I was reminded how true that really is a few weeks ago when we thought Q may have broke his arm, so off to the Emergency room we went. I was proud of myself for bringing him there. It was a huge step for me considering that for some time after Boston died I couldn't even drive past it, but as soon as we pulled in the horror of that day started replaying in my mind. Like the panic I felt walking in; the lady at the front desk that to my dismay told me to have a seat after telling her why I was there; the blonde haired EMS guy that emerged from behind the doors and said "come with me"; watching nurses rush someone in on a stretcher; Hearing them ask "is this mom? IS THIS HIS MOM?" 
I'm not sure if I responded. I honestly thought it couldn't be Boston. That was not my baby on a stretcher, my baby must have been in some other room. But then my mom appeared and I remember the look on her face, and I think that is when I almost fell over. Someone tried to lead me into the room, but I couldn't do it. I couldn't look at him like that. It was the most terrifying moment of my life. I recall bits and pieces of what followed after finally joining him in that room where my life changed forever; the shouting; the frantic nurses trying to save him; the woman's face that kneeled beside me to tell me that they couldn't. 

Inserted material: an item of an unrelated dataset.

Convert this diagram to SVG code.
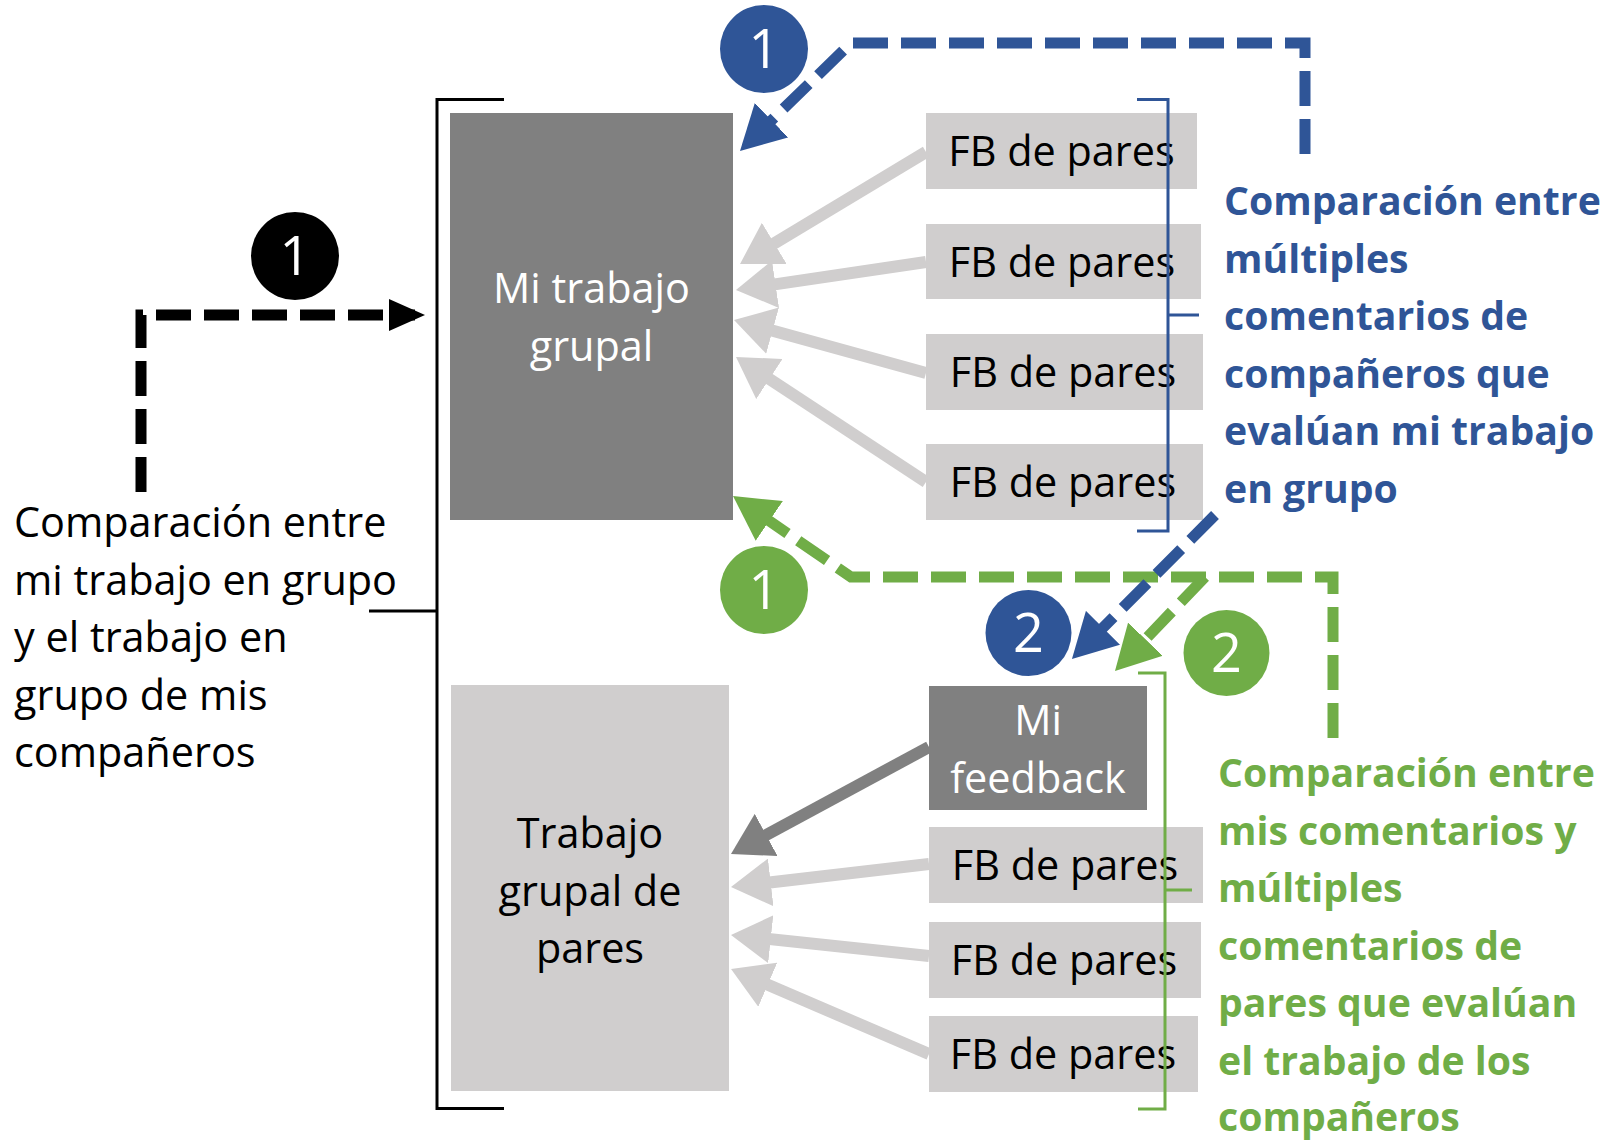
<svg xmlns="http://www.w3.org/2000/svg" width="1608" height="1140" viewBox="0 0 1608 1140">
<style>
.t{font-family:"Open Sans","Liberation Sans",sans-serif;font-size:41.4px}
.b{font-family:"Open Sans","Liberation Sans",sans-serif;font-size:39.2px;font-weight:bold}
.num{font-family:"Open Sans","Liberation Sans",sans-serif;font-size:54px;fill:#fff;text-anchor:middle}
.c{text-anchor:middle}
.fb{fill:#D0CECE}
.dk{fill:#808080}
.ga{stroke:#D0CECE;stroke-width:12;fill:none}
.da{stroke:#808080;stroke-width:12;fill:none}
.dash{fill:none;stroke-width:11;stroke-dasharray:35 13}
.br{fill:none;stroke-width:3}
</style>
<defs>
<marker id="hG" markerUnits="userSpaceOnUse" viewBox="0 -24 40 48" markerWidth="40" markerHeight="48" refX="26" refY="0" orient="auto"><path d="M0,-24 L40,0 L0,24 z" fill="#D0CECE"/></marker>
<marker id="hD" markerUnits="userSpaceOnUse" viewBox="0 -24 40 48" markerWidth="40" markerHeight="48" refX="26" refY="0" orient="auto"><path d="M0,-24 L40,0 L0,24 z" fill="#808080"/></marker>
<marker id="hBlue" markerUnits="userSpaceOnUse" viewBox="0 -24 44 48" markerWidth="44" markerHeight="48" refX="32" refY="0" orient="auto"><path d="M0,-24 L44,0 L0,24 z" fill="#2F5597"/></marker>
<marker id="hGreen" markerUnits="userSpaceOnUse" viewBox="0 -24 44 48" markerWidth="44" markerHeight="48" refX="32" refY="0" orient="auto"><path d="M0,-24 L44,0 L0,24 z" fill="#70AD47"/></marker>
<marker id="hBlack" markerUnits="userSpaceOnUse" viewBox="0 -16 36 32" markerWidth="36" markerHeight="32" refX="26" refY="0" orient="auto"><path d="M0,-16 L36,0 L0,16 z" fill="#000"/></marker>
</defs>
<rect width="1608" height="1140" fill="#fff"/>

<g id="mi-trabajo">
<rect x="450" y="113" width="283" height="407" class="dk"/>
<text class="t c" x="591.5" y="303" fill="#fff">Mi trabajo</text>
<text class="t c" x="591.5" y="361" fill="#fff">grupal</text>
</g>
<g id="trabajo-pares">
<rect x="451" y="685" width="278" height="406" class="fb"/>
<text class="t c" x="590" y="848">Trabajo</text>
<text class="t c" x="590" y="905.5">grupal de</text>
<text class="t c" x="590" y="963">pares</text>
</g>
<g id="fb1"><rect x="926" y="113" width="271" height="76" class="fb"/><text class="t c" x="1061.5" y="166">FB de pares</text></g>
<g id="fb2"><rect x="926" y="224" width="275" height="75" class="fb"/><text class="t c" x="1062" y="276.5">FB de pares</text></g>
<g id="fb3"><rect x="926" y="334" width="277" height="76" class="fb"/><text class="t c" x="1063" y="387">FB de pares</text></g>
<g id="fb4"><rect x="926" y="444" width="277" height="76" class="fb"/><text class="t c" x="1063" y="497">FB de pares</text></g>
<g id="mi-feedback">
<rect x="929" y="686" width="218" height="124" class="dk"/>
<text class="t c" x="1038" y="735" fill="#fff">Mi</text>
<text class="t c" x="1038" y="793" fill="#fff">feedback</text>
</g>
<g id="fb5"><rect x="929" y="827" width="274" height="76" class="fb"/><text class="t c" x="1065" y="880">FB de pares</text></g>
<g id="fb6"><rect x="929" y="922" width="272" height="76" class="fb"/><text class="t c" x="1064" y="975">FB de pares</text></g>
<g id="fb7"><rect x="929" y="1016" width="269" height="76" class="fb"/><text class="t c" x="1063" y="1069">FB de pares</text></g>

<g id="brackets">
<path class="br" stroke="#000" d="M504,99.5 H437 V1108.5 H504 M369,611 H437"/>
<path class="br" stroke="#2F5597" d="M1137,99.5 H1168 V531 H1137 M1168,315 H1199"/>
<path class="br" stroke="#70AD47" d="M1138,673 H1165 V1109 H1138 M1165,890 H1192"/>
</g>

<g id="connectors">
<line class="ga" x1="926" y1="152" x2="752" y2="256.8" marker-end="url(#hG)"/>
<line class="ga" x1="926" y1="262" x2="749.8" y2="288" marker-end="url(#hG)"/>
<line class="ga" x1="926" y1="373" x2="747.5" y2="323.7" marker-end="url(#hG)"/>
<line class="ga" x1="926" y1="482" x2="747.7" y2="364.7" marker-end="url(#hG)"/>
<line class="da" x1="929" y1="747" x2="743.3" y2="847.3" marker-end="url(#hD)"/>
<line class="ga" x1="929" y1="864" x2="744.9" y2="885.4" marker-end="url(#hG)"/>
<line class="ga" x1="929" y1="956" x2="744.9" y2="936.5" marker-end="url(#hG)"/>
<line class="ga" x1="929" y1="1054" x2="743.9" y2="974.5" marker-end="url(#hG)"/>
<path class="dash" stroke="#000" d="M141,492 V315 H415" marker-end="url(#hBlack)"/>
<path class="dash" stroke="#2F5597" d="M1305,154 V43 H851 L748.6,142.6" marker-end="url(#hBlue)"/>
<path class="dash" stroke="#70AD47" d="M1333,738 V577 H851 L742.9,502.8" marker-end="url(#hGreen)"/>
<path class="dash" stroke="#70AD47" d="M1205,577 L1123.3,662.3" marker-end="url(#hGreen)"/>
<path class="dash" stroke="#2F5597" d="M1215,515 L1080.4,650.5" marker-end="url(#hBlue)"/>
</g>

<g id="badges">
<circle cx="764" cy="49" r="44" fill="#2F5597"/><text class="num" x="764" y="68">1</text>
<circle cx="295" cy="256" r="44" fill="#000"/><text class="num" x="295" y="275">1</text>
<circle cx="764" cy="590" r="44" fill="#70AD47"/><text class="num" x="764" y="609">1</text>
<circle cx="1028.5" cy="633" r="43" fill="#2F5597"/><text class="num" x="1028.5" y="652">2</text>
<circle cx="1226.5" cy="653" r="43" fill="#70AD47"/><text class="num" x="1226.5" y="672">2</text>
</g>

<g id="label-left">
<text class="t" x="14" y="537">Comparación entre</text>
<text class="t" x="14" y="594.5">mi trabajo en grupo</text>
<text class="t" x="14" y="652">y el trabajo en</text>
<text class="t" x="14" y="709.5">grupo de mis</text>
<text class="t" x="14" y="767">compañeros</text>
</g>
<g id="label-blue" fill="#2F5597">
<text class="b" x="1224" y="215">Comparación entre</text>
<text class="b" x="1224" y="272.5">múltiples</text>
<text class="b" x="1224" y="330">comentarios de</text>
<text class="b" x="1224" y="387.5">compañeros que</text>
<text class="b" x="1224" y="445">evalúan mi trabajo</text>
<text class="b" x="1224" y="502.5">en grupo</text>
</g>
<g id="label-green" fill="#70AD47">
<text class="b" x="1218" y="787">Comparación entre</text>
<text class="b" x="1218" y="844.5">mis comentarios y</text>
<text class="b" x="1218" y="902">múltiples</text>
<text class="b" x="1218" y="959.5">comentarios de</text>
<text class="b" x="1218" y="1017">pares que evalúan</text>
<text class="b" x="1218" y="1074.5">el trabajo de los</text>
<text class="b" x="1218" y="1131">compañeros</text>
</g>
</svg>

It was such an eerily sad experience being back in that same place. I could see into the room he died in. I remember how it looked sitting from the chair I last held him in. The marker board on the wall with the number 2 on it; the door that led into the nurses station that I was now standing in trying to pay attention to what the doctor was saying about Quinton's X-Ray, but all I could see was that room. I wanted so badly to go in. The lady probably thought I was crazy, but my mind could think of nothing but the detective that I handed my sweet little baby over to that day walking him through the very room I found myself in...I don't even know how to describe what that felt like. Crazy as it sounds, I had the urge to go double check if there was some sign of him in there, because even after 2 years every single part of me wanted to ask if I could have my baby back yet. 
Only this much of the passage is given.